====== Input for this task ======

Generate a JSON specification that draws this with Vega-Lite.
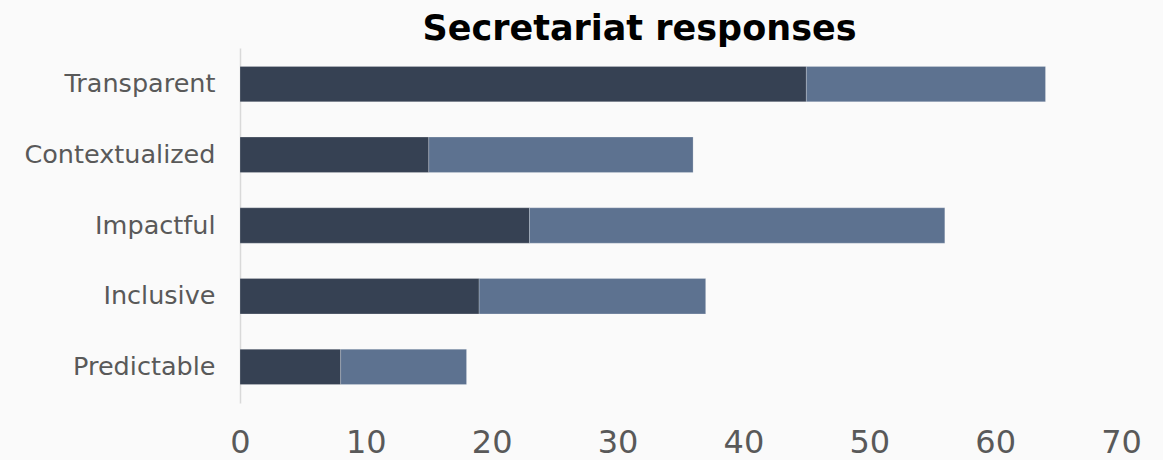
{
  "$schema": "https://vega.github.io/schema/vega-lite/v6.json",
  "autosize": "none",
  "width": 881,
  "height": 355,
  "padding": {"left": 240, "top": 48, "right": 42, "bottom": 57},
  "background": "#fafafa",
  "title": {
    "text": "Secretariat responses",
    "font": "DejaVu Sans",
    "fontSize": 35,
    "fontWeight": "bold",
    "color": "#000000",
    "anchor": "middle",
    "dx": -41,
    "offset": 1
  },
  "data": {
    "values": [
      {"category": "Transparent", "group": "Part 1", "value": 45},
      {"category": "Transparent", "group": "Part 2", "value": 19},
      {"category": "Contextualized", "group": "Part 1", "value": 15},
      {"category": "Contextualized", "group": "Part 2", "value": 21},
      {"category": "Impactful", "group": "Part 1", "value": 23},
      {"category": "Impactful", "group": "Part 2", "value": 33},
      {"category": "Inclusive", "group": "Part 1", "value": 19},
      {"category": "Inclusive", "group": "Part 2", "value": 18},
      {"category": "Predictable", "group": "Part 1", "value": 8},
      {"category": "Predictable", "group": "Part 2", "value": 10}
    ]
  },
  "mark": {"type": "bar", "stroke": "#ffffff", "strokeWidth": 0.6, "strokeOpacity": 0.35},
  "encoding": {
    "y": {
      "field": "category",
      "type": "nominal",
      "sort": ["Transparent", "Contextualized", "Impactful", "Inclusive", "Predictable"],
      "scale": {"paddingInner": 0.5, "paddingOuter": 0.26},
      "axis": {
        "title": null,
        "ticks": false,
        "domain": true,
        "domainColor": "#d9d9d9",
        "domainWidth": 1.5,
        "labelFont": "DejaVu Sans",
        "labelFontSize": 25.5,
        "labelColor": "#595959",
        "labelPadding": 25,
        "labelLimit": 320,
        "grid": false
      }
    },
    "x": {
      "field": "value",
      "type": "quantitative",
      "stack": "zero",
      "scale": {"domain": [0, 70], "nice": false},
      "axis": {
        "title": null,
        "values": [0, 10, 20, 30, 40, 50, 60, 70],
        "domain": false,
        "ticks": false,
        "grid": false,
        "labelFont": "DejaVu Sans",
        "labelFontSize": 32,
        "labelColor": "#595959",
        "labelPadding": 24,
        "labelFlush": false
      }
    },
    "color": {
      "field": "group",
      "type": "nominal",
      "scale": {"domain": ["Part 1", "Part 2"], "range": ["#364153", "#5d7290"]},
      "legend": null
    },
    "order": {"field": "group", "sort": "ascending"}
  },
  "config": {"view": {"stroke": null}}
}
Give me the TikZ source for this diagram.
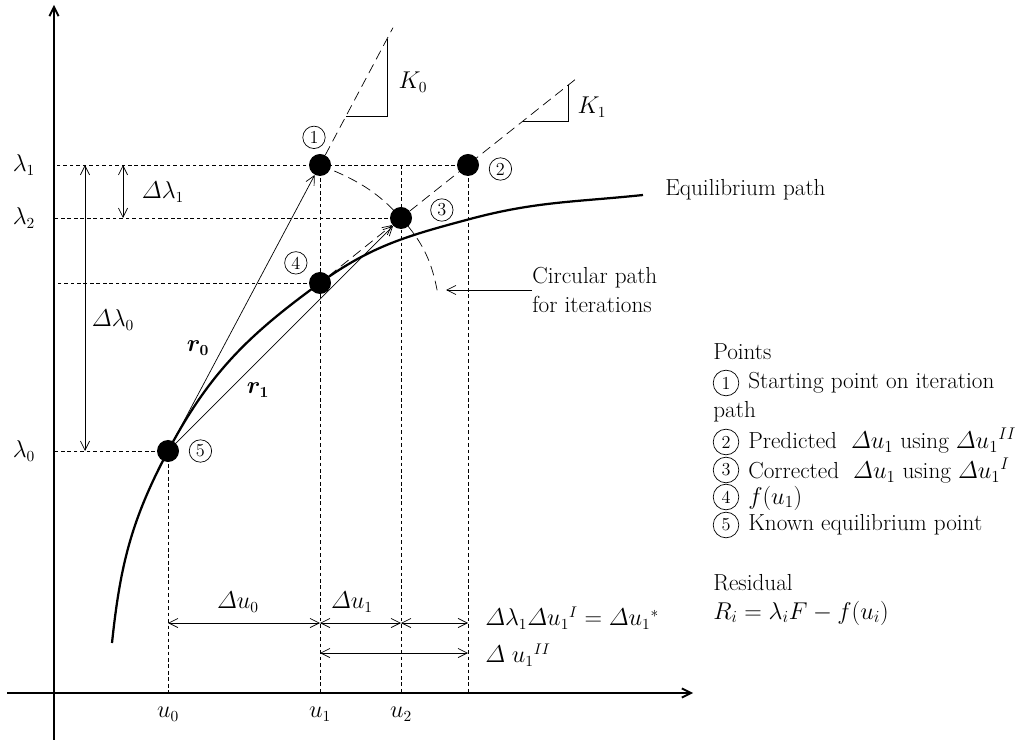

======

> **Work required**
Write out the whole listing exactly, and drop the pictures.

> **Response to the task**
Generate a JSON specification that draws this with Vega-Lite.
{
  "$schema": "https://vega.github.io/schema/vega-lite/v6.json",
  "autosize": "none",
  "width": 881,
  "height": 355,
  "padding": {"left": 240, "top": 48, "right": 42, "bottom": 57},
  "background": "#fafafa",
  "title": {
    "text": "Secretariat responses",
    "font": "DejaVu Sans",
    "fontSize": 35,
    "fontWeight": "bold",
    "color": "#000000",
    "anchor": "middle",
    "dx": -41,
    "offset": 1
  },
  "data": {
    "values": [
      {"category": "Transparent", "group": "Part 1", "value": 45},
      {"category": "Transparent", "group": "Part 2", "value": 19},
      {"category": "Contextualized", "group": "Part 1", "value": 15},
      {"category": "Contextualized", "group": "Part 2", "value": 21},
      {"category": "Impactful", "group": "Part 1", "value": 23},
      {"category": "Impactful", "group": "Part 2", "value": 33},
      {"category": "Inclusive", "group": "Part 1", "value": 19},
      {"category": "Inclusive", "group": "Part 2", "value": 18},
      {"category": "Predictable", "group": "Part 1", "value": 8},
      {"category": "Predictable", "group": "Part 2", "value": 10}
    ]
  },
  "mark": {"type": "bar", "stroke": "#ffffff", "strokeWidth": 0.6, "strokeOpacity": 0.35},
  "encoding": {
    "y": {
      "field": "category",
      "type": "nominal",
      "sort": ["Transparent", "Contextualized", "Impactful", "Inclusive", "Predictable"],
      "scale": {"paddingInner": 0.5, "paddingOuter": 0.26},
      "axis": {
        "title": null,
        "ticks": false,
        "domain": true,
        "domainColor": "#d9d9d9",
        "domainWidth": 1.5,
        "labelFont": "DejaVu Sans",
        "labelFontSize": 25.5,
        "labelColor": "#595959",
        "labelPadding": 25,
        "labelLimit": 320,
        "grid": false
      }
    },
    "x": {
      "field": "value",
      "type": "quantitative",
      "stack": "zero",
      "scale": {"domain": [0, 70], "nice": false},
      "axis": {
        "title": null,
        "values": [0, 10, 20, 30, 40, 50, 60, 70],
        "domain": false,
        "ticks": false,
        "grid": false,
        "labelFont": "DejaVu Sans",
        "labelFontSize": 32,
        "labelColor": "#595959",
        "labelPadding": 24,
        "labelFlush": false
      }
    },
    "color": {
      "field": "group",
      "type": "nominal",
      "scale": {"domain": ["Part 1", "Part 2"], "range": ["#364153", "#5d7290"]},
      "legend": null
    },
    "order": {"field": "group", "sort": "ascending"}
  },
  "config": {"view": {"stroke": null}}
}
Give me the TikZ source for this diagram.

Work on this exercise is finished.